O próprio Jair Bolsonaro já admitiu em
privado que esses casos fizeram a diferença numa disputa apertada, vencida
afinal por Lula com 1,8 ponto percentual de vantagem — 2,1 milhões de votos.
Ainda assim, o “escândalo da Usaid” é pauta
obrigatória no bolsonarismo, quase tão popular quanto o projeto que anistia os
presos pelos ataques golpistas do 8 de Janeiro em Brasília.
No início da semana, o deputado Eduardo
Bolsonaro (PL-SP) desembarcou em Washington para
reuniões com parlamentares republicanos sobre o assunto. Um deles, o senador
republicano Mike Lee, perguntou no X: “Se o governo dos EUA tivesse financiado
a derrota de Bolsonaro por Lula, isso te incomodaria? Eu ficaria lívido. Quem
está comigo nessa?”
Elon Musk,
o dono do X, respondeu: “Bem, o ‘deep state’ (algo como “o Estado paralelo”)
dos Estados Unidos fez exatamente isso”.
Reforçar a narrativa de que a eleição de 2022
foi “roubada” para Lula pelo TSE é fundamental para facilitar a aceitação no
Congresso do projeto que anistia os golpistas do 8 de janeiro — e, lá na
frente, do próprio Bolsonaro. Sob essa régua, a movimentação do filho Zero Três
do ex-presidente é um sucesso.
Enquanto isso, no governo Lula, o máximo que
se ouviu sobre os despautérios de Trump é que estão todos à disposição para o
diálogo. No Itamaraty,
a ordem é ter “cautela” e “jogar parado”. O único que abriu a boca, o ministro
da Defesa, José
Múcio Monteiro, deu razão aos bolsonaristas ao defender a revisão das penas
aplicadas aos condenados pelo 8 de Janeiro.

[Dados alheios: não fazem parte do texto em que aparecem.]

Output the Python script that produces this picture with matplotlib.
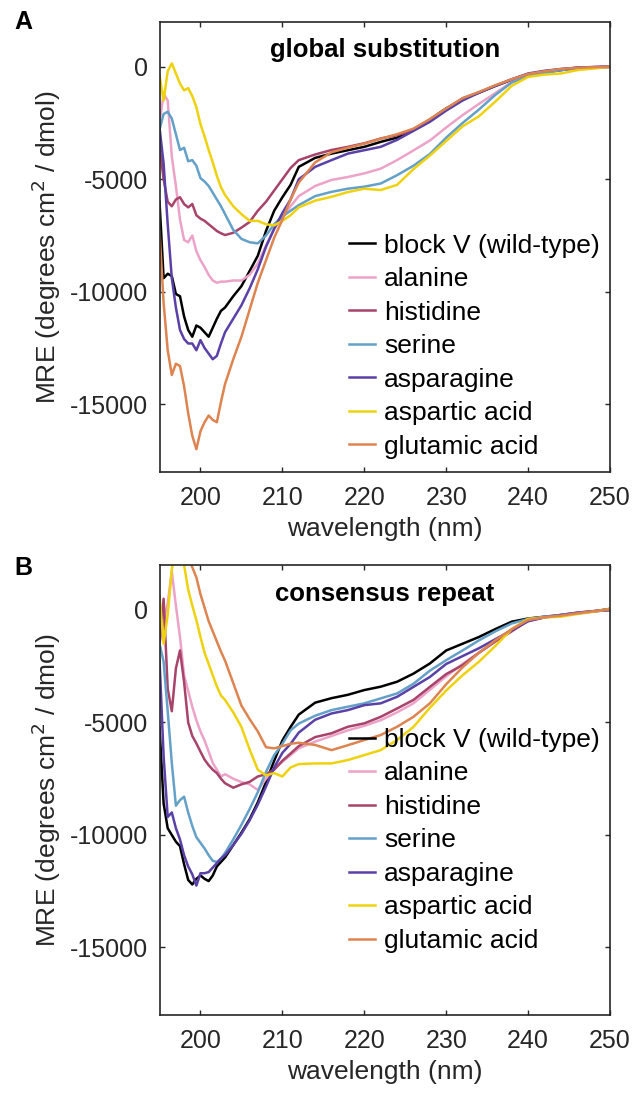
import matplotlib
matplotlib.use("Agg")
import matplotlib.pyplot as plt

plt.rcParams["font.family"] = ["Liberation Sans", "DejaVu Sans"]
plt.rcParams["axes.unicode_minus"] = False

# shared wavelength grid (nm)
wavelength = [195, 195.5, 196, 196.5, 197, 197.5, 198, 198.5, 199, 199.5, 200, 200.5, 201, 201.5, 202, 202.5, 203,
              204, 205, 206, 207, 208, 209, 210, 211, 212,
              214, 216, 218, 220, 222, 224, 226, 228, 230, 232, 234, 236, 238, 240, 242, 244, 246, 248, 250]

series_names = ["block V (wild-type)", "alanine", "histidine", "serine", "asparagine", "aspartic acid", "glutamic acid"]
series_colors = ["#000000", "#eda3c7", "#a8436a", "#64a0c8", "#5a41a8", "#efd20f", "#dd8450"]

# panel A: global substitution
a_wild = [-6000, -9400, -9200, -9300, -10100, -10200, -11100, -11700, -12000, -11500, -11600, -11800, -12000, -11600, -11200, -10850, -10700,
          -10200, -9750, -9080, -8400, -7300, -6400, -5800, -5250, -4450,
          -4050, -3860, -3710, -3560, -3340, -3150, -2800, -2350, -1850, -1450, -1150, -850, -580, -350, -250, -150, -60, -30, 0]
a_alanine = [-2500, -1200, -1500, -4000, -5300, -6800, -7700, -7800, -7500, -8200, -8600, -8900, -9250, -9500, -9600, -9550, -9550,
             -9500, -9500, -9250, -8750, -7950, -7200, -6700, -6200, -5750,
             -5300, -5030, -4900, -4740, -4530, -4150, -3720, -3280, -2700, -2150, -1650, -1170, -680, -350, -220, -120, -50, -20, 0]
a_histidine = [-3500, -5000, -6000, -6200, -5900, -5800, -6100, -6250, -6100, -6600, -6750, -6850, -7000, -7150, -7300, -7400, -7480,
               -7380, -7150, -6900, -6400, -6000, -5500, -5000, -4500, -4150,
               -3900, -3700, -3560, -3400, -3190, -3040, -2830, -2400, -1880, -1400, -1150, -850, -560, -330, -200, -120, -40, -20, 0]
a_serine = [-2800, -2100, -2000, -2300, -3000, -3700, -3600, -4200, -4150, -4400, -4950, -5100, -5300, -5600, -5900, -6200, -6550,
            -7250, -7650, -7800, -7850, -7500, -7000, -6650, -6400, -6150,
            -5750, -5560, -5420, -5330, -5190, -4820, -4400, -3880, -3150, -2500, -1900, -1250, -700, -430, -280, -150, -60, -20, 0]
a_asparagine = [-2700, -4300, -7000, -9400, -10700, -11700, -12100, -12300, -12300, -12600, -12150, -12500, -12750, -13000, -12850, -12300, -11800,
                -11200, -10600, -9850, -9000, -8000, -7200, -6500, -5900, -5000,
                -4450, -4150, -3860, -3710, -3560, -3250, -2850, -2450, -1950, -1500, -1150, -850, -560, -300, -180, -100, -40, -10, 0]
a_aspartic = [-400, -1500, -200, 150, -300, -750, -1050, -950, -1300, -1800, -2550, -3100, -3700, -4250, -4850, -5350, -5700,
              -6200, -6550, -6850, -6850, -7000, -7050, -6850, -6600, -6250,
              -5950, -5780, -5570, -5420, -5480, -5250, -4550, -3950, -3300, -2650, -2200, -1550, -850, -450, -350, -300, -150, -80, 0]
a_glutamic = [-7300, -10500, -12600, -13700, -13200, -13300, -14200, -15400, -16400, -17000, -16200, -15800, -15500, -15700, -15800, -14900, -14100,
              -13000, -12000, -10800, -9600, -8600, -7600, -6800, -5900, -5150,
              -4250, -3800, -3600, -3420, -3200, -3000, -2750, -2330, -1850, -1400, -1120, -820, -560, -320, -200, -100, -50, -20, 0]

# panel B: consensus repeat
b_wild = [-5200, -8600, -9700, -10000, -10300, -10500, -11300, -12000, -12200, -11950, -11800, -11950, -12050, -11800, -11400, -11200, -11000,
          -10450, -9900, -9300, -8550, -7650, -6700, -5800, -5200, -4650,
          -4120, -3920, -3770, -3560, -3410, -3190, -2830, -2380, -1800, -1500, -1200, -850, -520, -380, -300, -230, -150, -60, 50]
b_alanine = [-1500, -500, 300, 1700, 200, -1200, -2900, -3600, -4300, -4900, -5400, -5800, -6300, -6800, -7100, -7400, -7300,
             -7500, -7650, -7750, -8000, -7500, -7050, -6750, -6450, -6150,
             -5850, -5600, -5350, -5150, -4900, -4550, -4150, -3550, -2950, -2400, -1900, -1400, -900, -500, -330, -220, -120, -50, 0]
b_histidine = [-1500, 500, -3500, -4500, -2600, -1800, -3200, -5000, -5600, -5930, -6300, -6650, -6900, -7100, -7250, -7500, -7700,
               -7900, -7750, -7640, -7400, -7300, -7100, -6700, -6380, -6050,
               -5650, -5480, -5190, -5040, -4750, -4380, -4000, -3420, -2850, -2450, -1900, -1400, -950, -480, -320, -220, -120, -50, 0]
b_serine = [-1500, -2300, -4500, -6800, -8700, -8450, -8300, -9000, -9600, -10100, -10350, -10600, -10900, -11150, -11200, -11050, -10800,
            -10200, -9550, -8850, -8100, -7200, -6450, -5950, -5350, -5050,
            -4700, -4450, -4300, -4150, -3930, -3710, -3280, -2700, -2230, -1800, -1350, -950, -600, -400, -300, -220, -130, -60, 0]
b_asparagine = [-2200, -6500, -9200, -9000, -9700, -10200, -10900, -11400, -11750, -12250, -11700, -11700, -11650, -11450, -11250, -11050, -10900,
                -10450, -9950, -9350, -8650, -7850, -7000, -6350, -5950, -5450,
                -4880, -4600, -4450, -4230, -4150, -3860, -3420, -2980, -2400, -2050, -1700, -1300, -900, -500, -330, -230, -130, -60, 0]
b_aspartic = [600, -1500, -200, 1800, 2800, 3000, 2000, 900, 200, -450, -1200, -1900, -2400, -2900, -3400, -3800, -4000,
              -4550, -5200, -6200, -7100, -7350, -7250, -7400, -7000, -6850,
              -6820, -6820, -6670, -6450, -6230, -5780, -5200, -4350, -3580, -2900, -2300, -1600, -850, -400, -330, -300, -180, -80, 50]
b_glutamic = [3500, 3500, 3500, 3500, 3500, 3500, 3000, 2400, 1900, 1450, 700, 100, -500, -950, -1400, -1850, -2250,
              -3250, -4250, -4850, -5400, -6100, -6150, -6050, -5950, -5900,
              -6000, -6230, -6010, -5780, -5560, -5190, -4750, -4150, -3300, -2550, -1900, -1350, -850, -450, -320, -250, -150, -60, 30]

panel_a = [a_wild, a_alanine, a_histidine, a_serine, a_asparagine, a_aspartic, a_glutamic]
panel_b = [b_wild, b_alanine, b_histidine, b_serine, b_asparagine, b_aspartic, b_glutamic]

x_ticks = [200, 210, 220, 230, 240, 250]
y_ticks = [-15000, -10000, -5000, 0]
axis_grey = "#262626"


def draw_panel(axis, curves, title, legend_center_y):
    for values, name, color in zip(curves, series_names, series_colors):
        axis.plot(wavelength, values, color=color, linewidth=1.8, label=name)
    axis.set_xlim(195, 250)
    axis.set_ylim(-18000, 2000)
    axis.set_xticks(x_ticks)
    axis.set_yticks(y_ticks)
    axis.tick_params(direction="in", top=True, right=True, length=3.8, width=1.0, colors=axis_grey, labelsize=18)
    axis.tick_params(axis="x", pad=10)
    axis.tick_params(axis="y", pad=8)
    for spine in axis.spines.values():
        spine.set_color(axis_grey)
        spine.set_linewidth(1.2)
    axis.set_xlabel("wavelength (nm)", fontsize=19, color=axis_grey, labelpad=5)
    axis.set_ylabel(r"MRE (degrees cm$^2$ / dmol)", fontsize=19, color=axis_grey, labelpad=5)
    axis.text(0.5, 0.921, title, transform=axis.transAxes, ha="center", va="baseline", fontsize=18.5, fontweight="bold")
    axis.legend(loc="center left", bbox_to_anchor=(0.42, legend_center_y), frameon=False, fontsize=19,
                borderpad=0, borderaxespad=0, handlelength=1.0, handletextpad=0.35, labelspacing=0.36)


figure = plt.figure(figsize=(6.33, 10.93), dpi=100)
axis_a = figure.add_axes([0.252, 0.5684, 0.7117, 0.4117])
axis_b = figure.add_axes([0.252, 0.0714, 0.7117, 0.4117])
draw_panel(axis_a, panel_a, "global substitution", 0.279)
draw_panel(axis_b, panel_b, "consensus repeat", 0.388)
figure.text(14 / 633, 1 - 22 / 1093, "A", fontsize=18, fontweight="bold", ha="left", va="center")
figure.text(14 / 633, 1 - 568 / 1093, "B", fontsize=18, fontweight="bold", ha="left", va="center")
figure.savefig("out.png", dpi=100)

A única “estratégia” dos governistas é
esperar que a denúncia do procurador-geral da República sobre a trama golpista
transforme Bolsonaro em réu no Supremo Tribunal Federal (STF)
e enfraqueça a onda pró-anistia. É pouco.
Ao pegar carona na “operação Usaid”, os
bolsonaristas se antecipam justamente a esse cenário e transformam o
ex-presidente na maior vítima de uma grande perseguição. Quem conhece a
história recente do Brasil sabe que esse argumento pode funcionar. Só depende
dos ventos da política (nacional e internacional).